Es verdad que Garzón está haciendo un daño enorme a la carrera judicial. Un magistrado tiene que dedicarse a estudiar, analizar lo investigado, dudar mucho y, al final, decidir. La persecución urbi et orbi de los delitos es una tarea más propia de los viejos inquisidores obsesionados por el pecado y, en todo caso, del aparato policial. Sin embargo, un porcentaje nada desdeñable de los aspirantes a la judicatura española ha tomado como modelo a un señor que parece convencido de que su natural misión es la de restablecer la honradez en el mundo. Cree que está participando en una guerra en la que en un lado están los buenos, en el otro los malos, y él se ha puesto al lado de los primeros. Lo que es un error infantil, un buen juez debe constituir una garantía para todos, incluso para los delincuentes.

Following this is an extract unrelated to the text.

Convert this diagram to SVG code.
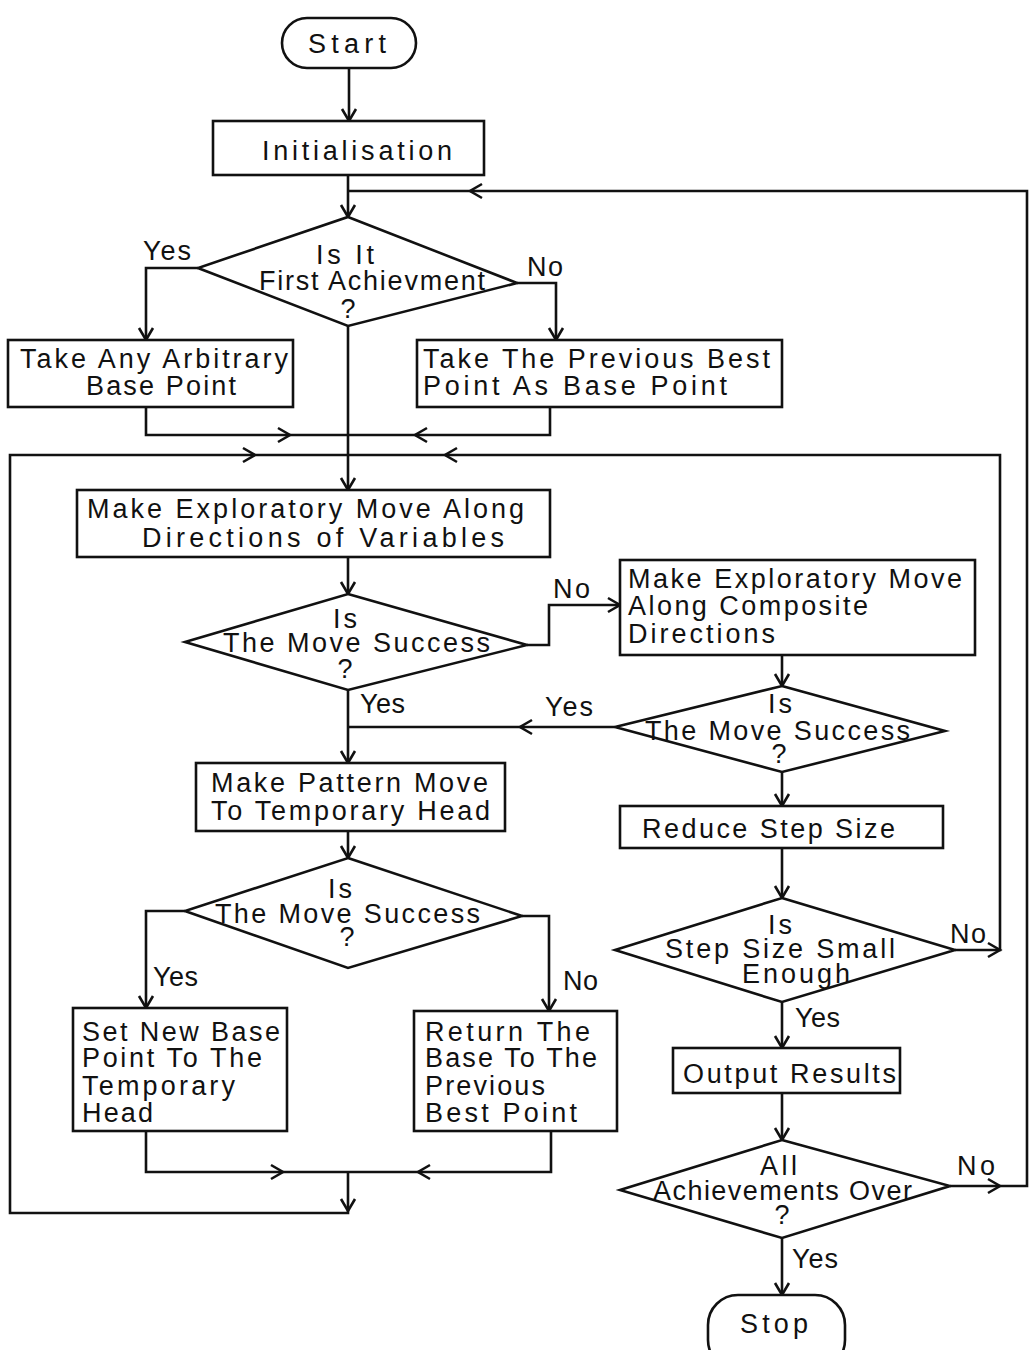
<svg xmlns="http://www.w3.org/2000/svg" xmlns:xlink="http://www.w3.org/1999/xlink" width="1036" height="1350" viewBox="0 0 1036 1350">
<style>
.s{fill:#fff;stroke:#111;stroke-width:2.6}
.c{fill:none;stroke:#111;stroke-width:2.6}
.t{font-family:"Liberation Sans","DejaVu Sans",sans-serif;font-size:27px;fill:#111}
.m{text-anchor:middle}
</style>
<defs>
<path id="ch" d="M-12,-7 L0,0 L-12,7" fill="none" stroke="#111" stroke-width="2.6"/>
</defs>
<rect width="1036" height="1350" fill="#fff"/>
<g id="connectors">
<path class="c" d="M349,68 V121"/>
<path class="c" d="M348,175 V217"/>
<path class="c" d="M950,1186 H1027 V191 H348"/>
<path class="c" d="M198,268 H146 V340"/>
<path class="c" d="M517,283 H556 V340"/>
<path class="c" d="M348,326 V490"/>
<path class="c" d="M146,407 V435 H550 V407"/>
<path class="c" d="M348,1172 V1213 H10 V455 H1000 V950 H955"/>
<path class="c" d="M348,557 V594"/>
<path class="c" d="M527,645 H549 V605 H620"/>
<path class="c" d="M782,655 V686"/>
<path class="c" d="M615,727 H348"/>
<path class="c" d="M348,690 V763"/>
<path class="c" d="M348,831 V858"/>
<path class="c" d="M185,911 H146 V1008"/>
<path class="c" d="M522,916 H549 V1011"/>
<path class="c" d="M146,1131 V1172 H551 V1131"/>
<path class="c" d="M782,772 V806"/>
<path class="c" d="M782,848 V898"/>
<path class="c" d="M782,1002 V1048"/>
<path class="c" d="M782,1093 V1140"/>
<path class="c" d="M782,1238 V1295"/>
<use xlink:href="#ch" transform="translate(349,121) rotate(90)"/>
<use xlink:href="#ch" transform="translate(348,217) rotate(90)"/>
<use xlink:href="#ch" transform="translate(470,191) rotate(180)"/>
<use xlink:href="#ch" transform="translate(1000,1186)"/>
<use xlink:href="#ch" transform="translate(146,340) rotate(90)"/>
<use xlink:href="#ch" transform="translate(556,340) rotate(90)"/>
<use xlink:href="#ch" transform="translate(348,490) rotate(90)"/>
<use xlink:href="#ch" transform="translate(290,435)"/>
<use xlink:href="#ch" transform="translate(415,435) rotate(180)"/>
<use xlink:href="#ch" transform="translate(255,455)"/>
<use xlink:href="#ch" transform="translate(445,455) rotate(180)"/>
<use xlink:href="#ch" transform="translate(348,1211) rotate(90)"/>
<use xlink:href="#ch" transform="translate(1000,950)"/>
<use xlink:href="#ch" transform="translate(348,594) rotate(90)"/>
<use xlink:href="#ch" transform="translate(620,605)"/>
<use xlink:href="#ch" transform="translate(782,686) rotate(90)"/>
<use xlink:href="#ch" transform="translate(520,727) rotate(180)"/>
<use xlink:href="#ch" transform="translate(348,763) rotate(90)"/>
<use xlink:href="#ch" transform="translate(348,858) rotate(90)"/>
<use xlink:href="#ch" transform="translate(146,1008) rotate(90)"/>
<use xlink:href="#ch" transform="translate(549,1011) rotate(90)"/>
<use xlink:href="#ch" transform="translate(283,1172)"/>
<use xlink:href="#ch" transform="translate(418,1172) rotate(180)"/>
<use xlink:href="#ch" transform="translate(782,806) rotate(90)"/>
<use xlink:href="#ch" transform="translate(782,898) rotate(90)"/>
<use xlink:href="#ch" transform="translate(782,1048) rotate(90)"/>
<use xlink:href="#ch" transform="translate(782,1140) rotate(90)"/>
<use xlink:href="#ch" transform="translate(782,1295) rotate(90)"/>
<text class="t" x="143" y="260" textLength="48">Yes</text>
<text class="t" x="527" y="276" textLength="36">No</text>
<text class="t" x="553" y="598" textLength="37">No</text>
<text class="t" x="545" y="716" textLength="48">Yes</text>
<text class="t" x="360" y="713" textLength="45">Yes</text>
<text class="t" x="153" y="986" textLength="45">Yes</text>
<text class="t" x="563" y="990" textLength="35">No</text>
<text class="t" x="950" y="943" textLength="36">No</text>
<text class="t" x="795" y="1027" textLength="45">Yes</text>
<text class="t" x="957" y="1175" textLength="38">No</text>
<text class="t" x="792" y="1268" textLength="46">Yes</text>
</g>
<g id="start">
<rect class="s" x="282" y="18" width="134" height="50" rx="25"/>
<text class="t" x="308" y="53" textLength="78">Start</text>
</g>
<g id="init">
<rect class="s" x="213" y="121" width="271" height="54"/>
<text class="t" x="262" y="160" textLength="190">Initialisation</text>
</g>
<g id="d1">
<path class="s" d="M348,217 L517,283 L348,326 L198,268 Z"/>
<text class="t" x="316" y="264" textLength="58">Is It</text>
<text class="t" x="259" y="290" textLength="226">First Achievment</text>
<text class="t m" x="348" y="318">?</text>
</g>
<g id="arbitrary">
<rect class="s" x="8" y="340" width="285" height="67"/>
<text class="t" x="20" y="368" textLength="268">Take Any Arbitrary</text>
<text class="t" x="86" y="395" textLength="150">Base Point</text>
</g>
<g id="previous">
<rect class="s" x="417" y="340" width="365" height="67"/>
<text class="t" x="423" y="368" textLength="347">Take The Previous Best</text>
<text class="t" x="423" y="395" textLength="304">Point As Base Point</text>
</g>
<g id="explore">
<rect class="s" x="77" y="490" width="473" height="67"/>
<text class="t" x="87" y="518" textLength="437">Make Exploratory Move Along</text>
<text class="t" x="142" y="547" textLength="362">Directions of Variables</text>
</g>
<g id="d2">
<path class="s" d="M348,594 L527,645 L348,690 L185,642 Z"/>
<text class="t" x="333" y="628" textLength="24">Is</text>
<text class="t" x="223" y="652" textLength="267">The Move Success</text>
<text class="t m" x="345" y="678">?</text>
</g>
<g id="composite">
<rect class="s" x="620" y="560" width="355" height="95"/>
<text class="t" x="628" y="588" textLength="334">Make Exploratory Move</text>
<text class="t" x="628" y="615" textLength="240">Along Composite</text>
<text class="t" x="628" y="643" textLength="147">Directions</text>
</g>
<g id="d3">
<path class="s" d="M782,686 L945,731 L782,772 L615,727 Z"/>
<text class="t" x="768" y="713" textLength="24">Is</text>
<text class="t" x="645" y="740" textLength="265">The Move Success</text>
<text class="t m" x="779" y="763">?</text>
</g>
<g id="pattern">
<rect class="s" x="196" y="763" width="309" height="68"/>
<text class="t" x="211" y="792" textLength="277">Make Pattern Move</text>
<text class="t" x="211" y="820" textLength="279">To Temporary Head</text>
</g>
<g id="d4">
<path class="s" d="M348,858 L522,916 L348,968 L185,911 Z"/>
<text class="t" x="328" y="898" textLength="24">Is</text>
<text class="t" x="215" y="923" textLength="265">The Move Success</text>
<text class="t m" x="347" y="946">?</text>
</g>
<g id="setnew">
<rect class="s" x="73" y="1008" width="214" height="123"/>
<text class="t" x="82" y="1041" textLength="198">Set New Base</text>
<text class="t" x="82" y="1067" textLength="180">Point To The</text>
<text class="t" x="82" y="1095" textLength="153">Temporary</text>
<text class="t" x="82" y="1122" textLength="71">Head</text>
</g>
<g id="return">
<rect class="s" x="414" y="1011" width="203" height="120"/>
<text class="t" x="425" y="1041" textLength="165">Return The</text>
<text class="t" x="425" y="1067" textLength="172">Base To The</text>
<text class="t" x="425" y="1095" textLength="120">Previous</text>
<text class="t" x="425" y="1122" textLength="152">Best Point</text>
</g>
<g id="reduce">
<rect class="s" x="620" y="806" width="323" height="42"/>
<text class="t" x="642" y="838" textLength="253">Reduce Step Size</text>
</g>
<g id="d5">
<path class="s" d="M782,898 L955,950 L782,1002 L615,950 Z"/>
<text class="t" x="768" y="934" textLength="24">Is</text>
<text class="t" x="665" y="958" textLength="230">Step Size Small</text>
<text class="t" x="742" y="983" textLength="108">Enough</text>
</g>
<g id="output">
<rect class="s" x="673" y="1048" width="227" height="45"/>
<text class="t" x="683" y="1083" textLength="213">Output Results</text>
</g>
<g id="d6">
<path class="s" d="M782,1140 L950,1186 L782,1238 L620,1190 Z"/>
<text class="t" x="760" y="1175" textLength="37">All</text>
<text class="t" x="653" y="1200" textLength="259">Achievements Over</text>
<text class="t m" x="782" y="1224">?</text>
</g>
<g id="stop">
<rect class="s" x="708" y="1295" width="137" height="75" rx="30"/>
<text class="t" x="740" y="1333" textLength="68">Stop</text>
</g>
</svg>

Es también verdad que, antes que hacer justicia, parece dedicarse al arte escénico. Probablemente le gustan mucho las películas de pistoleros: no en vano garçon significa muchacho en francés. Pero no se da cuenta de que, si transforma los tribunales en un teatro, se verá obligado a que sus faenas tengan un buen final, es decir, consigan el aplauso. Todo lo contrario a lo que debería procurar: realizar su labor en silencio, sin que el ego se convierta en protagonista pues, si lo fuese, lo que pretenderá es brillar y tener razón cuando el acto del juicio debe ser objetivo y desapasionado. Su sentido exclusivo se limita a la aplicación de la ley en forma anónima, pues, para evitar parcialidades, el mundo de vivencias e ideas personales del que juzga no tendría para nada que contar.
No puede dudarse tampoco que los jueces no solamente deben ser honestos sino parecer que lo son, como reiteradamente ha señalado la jurisprudencia del Tribunal Europeo de Derechos Humanos. En consecuencia, han de alejarse de las relaciones sociales y de la participación en actos mundanos o políticos, sobre todo cuando la importancia de los asuntos de su competencia puede afectar a un sinnúmero de personas inconcretas, que estarán interesadas en influirles. Si llegas a sospechar del juez que te acusa, perderás serenidad en tu defensa, lo que no debe admitirse en un Estado de Derecho. Además, si te convences de que eres el terror de los corruptos, fomentarás el trato con los limpios de corazón, pero ya no serás un juez imparcial.
Todo lo anterior es cierto, pero también lo es que el hecho de aceptar la invitación a una cacería, aunque sea poco estético y se coincida con un ministro, mientras no se aporte nada más, no autoriza a deducir sombra alguna de connivencia reprobable. Deslizarla sin base, aparte de ridículo, produce serio daño a las instituciones, lo que no es propio de un partido conservador.